Write out each line of the listing as it stands, without the images.

Recorded information:
★ ★ ★
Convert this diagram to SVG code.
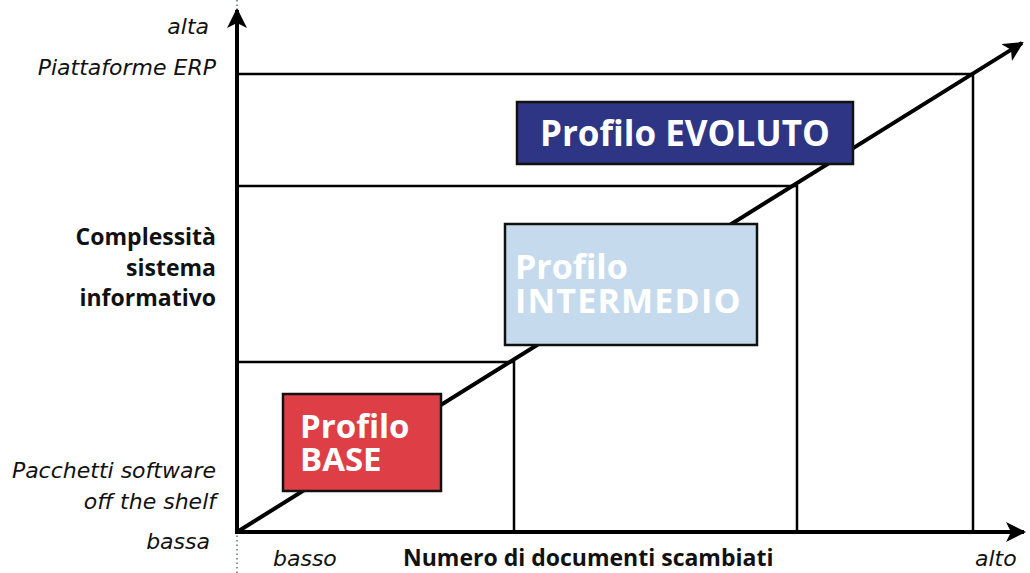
<svg xmlns="http://www.w3.org/2000/svg" width="1030" height="573" viewBox="0 0 1030 573">
<style>
.lab{font-family:"DejaVu Sans","Noto Sans",sans-serif;font-size:22px;fill:#111}
.it{font-style:italic;text-anchor:end}
.b{font-family:"Open Sans","Noto Sans",sans-serif;font-weight:bold;font-size:23px}
.r{text-anchor:end}
.box{stroke:#111;stroke-width:2.5}
.bt{font-family:"Open Sans","Noto Sans",sans-serif;font-weight:bold;fill:#fff}
.ln{stroke:#000;stroke-width:2.5;fill:none}
.ax{stroke:#000;stroke-width:4;fill:none}
</style>
<defs>
<marker id="ah" viewBox="0 0 10 10" refX="9" refY="5" markerWidth="5" markerHeight="5" orient="auto" markerUnits="strokeWidth">
<path d="M0,0 L10,5 L0,10 L2.5,5 z" fill="#000"/>
</marker>
</defs>
<rect width="1030" height="573" fill="#fff"/>
<line x1="237" y1="0" x2="237" y2="573" stroke="#8a9298" stroke-width="2" stroke-dasharray="1.5,3"/>
<g id="connectors">
<polyline class="ln" points="237,74 973,74 973,532"/>
<polyline class="ln" points="237,186 797,186 797,532"/>
<polyline class="ln" points="237,362 514,362 514,532"/>
<line class="ax" x1="237" y1="532" x2="1022" y2="43" marker-end="url(#ah)"/>
<line class="ax" x1="237" y1="534" x2="237" y2="10" marker-end="url(#ah)"/>
<line class="ax" x1="235" y1="532" x2="1024" y2="532" marker-end="url(#ah)"/>
</g>
<g id="evoluto">
<rect class="box" x="517" y="102" width="336" height="62" fill="#2e3584"/>
<text class="bt" x="540" y="146" font-size="35">Profilo EVOLUTO</text>
</g>
<g id="intermedio">
<rect class="box" x="505" y="224" width="252" height="121" fill="#c5dbed"/>
<text class="bt" x="515" y="279" font-size="34">Profilo</text>
<text class="bt" x="515" y="313" font-size="34" letter-spacing="1.2">INTERMEDIO</text>
</g>
<g id="base">
<rect class="box" x="283" y="394" width="158" height="97" fill="#de3e46"/>
<text class="bt" x="300" y="438" font-size="33">Profilo</text>
<text class="bt" x="300" y="471" font-size="33">BASE</text>
</g>
<g id="yaxis-labels">
<text class="lab it" x="209" y="34">alta</text>
<text class="lab it" x="216" y="75">Piattaforme ERP</text>
<text class="lab b r" x="216" y="245">Complessità</text>
<text class="lab b r" x="216" y="276">sistema</text>
<text class="lab b r" x="216" y="306">informativo</text>
<text class="lab it" x="216" y="478">Pacchetti software</text>
<text class="lab it" x="216" y="509">off the shelf</text>
<text class="lab it" x="210" y="549">bassa</text>
</g>
<g id="xaxis-labels">
<text class="lab" x="273" y="566" font-style="italic">basso</text>
<text class="lab b" x="403" y="566">Numero di documenti scambiati</text>
<text class="lab" x="975" y="566" font-style="italic">alto</text>
</g>
</svg>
★ ★ ★
Task result:
Convert this diagram to SVG code.
<svg xmlns="http://www.w3.org/2000/svg" width="1030" height="573" viewBox="0 0 1030 573">
<style>
.lab{font-family:"DejaVu Sans","Noto Sans",sans-serif;font-size:22px;fill:#111}
.it{font-style:italic;text-anchor:end}
.b{font-family:"Open Sans","Noto Sans",sans-serif;font-weight:bold;font-size:23px}
.r{text-anchor:end}
.box{stroke:#111;stroke-width:2.5}
.bt{font-family:"Open Sans","Noto Sans",sans-serif;font-weight:bold;fill:#fff}
.ln{stroke:#000;stroke-width:2.5;fill:none}
.ax{stroke:#000;stroke-width:4;fill:none}
</style>
<defs>
<marker id="ah" viewBox="0 0 10 10" refX="9" refY="5" markerWidth="5" markerHeight="5" orient="auto" markerUnits="strokeWidth">
<path d="M0,0 L10,5 L0,10 L2.5,5 z" fill="#000"/>
</marker>
</defs>
<rect width="1030" height="573" fill="#fff"/>
<line x1="237" y1="0" x2="237" y2="573" stroke="#8a9298" stroke-width="2" stroke-dasharray="1.5,3"/>
<g id="connectors">
<polyline class="ln" points="237,74 973,74 973,532"/>
<polyline class="ln" points="237,186 797,186 797,532"/>
<polyline class="ln" points="237,362 514,362 514,532"/>
<line class="ax" x1="237" y1="532" x2="1022" y2="43" marker-end="url(#ah)"/>
<line class="ax" x1="237" y1="534" x2="237" y2="10" marker-end="url(#ah)"/>
<line class="ax" x1="235" y1="532" x2="1024" y2="532" marker-end="url(#ah)"/>
</g>
<g id="evoluto">
<rect class="box" x="517" y="102" width="336" height="62" fill="#2e3584"/>
<text class="bt" x="540" y="146" font-size="35">Profilo EVOLUTO</text>
</g>
<g id="intermedio">
<rect class="box" x="505" y="224" width="252" height="121" fill="#c5dbed"/>
<text class="bt" x="515" y="279" font-size="34">Profilo</text>
<text class="bt" x="515" y="313" font-size="34" letter-spacing="1.2">INTERMEDIO</text>
</g>
<g id="base">
<rect class="box" x="283" y="394" width="158" height="97" fill="#de3e46"/>
<text class="bt" x="300" y="438" font-size="33">Profilo</text>
<text class="bt" x="300" y="471" font-size="33">BASE</text>
</g>
<g id="yaxis-labels">
<text class="lab it" x="209" y="34">alta</text>
<text class="lab it" x="216" y="75">Piattaforme ERP</text>
<text class="lab b r" x="216" y="245">Complessità</text>
<text class="lab b r" x="216" y="276">sistema</text>
<text class="lab b r" x="216" y="306">informativo</text>
<text class="lab it" x="216" y="478">Pacchetti software</text>
<text class="lab it" x="216" y="509">off the shelf</text>
<text class="lab it" x="210" y="549">bassa</text>
</g>
<g id="xaxis-labels">
<text class="lab" x="273" y="566" font-style="italic">basso</text>
<text class="lab b" x="403" y="566">Numero di documenti scambiati</text>
<text class="lab" x="975" y="566" font-style="italic">alto</text>
</g>
</svg>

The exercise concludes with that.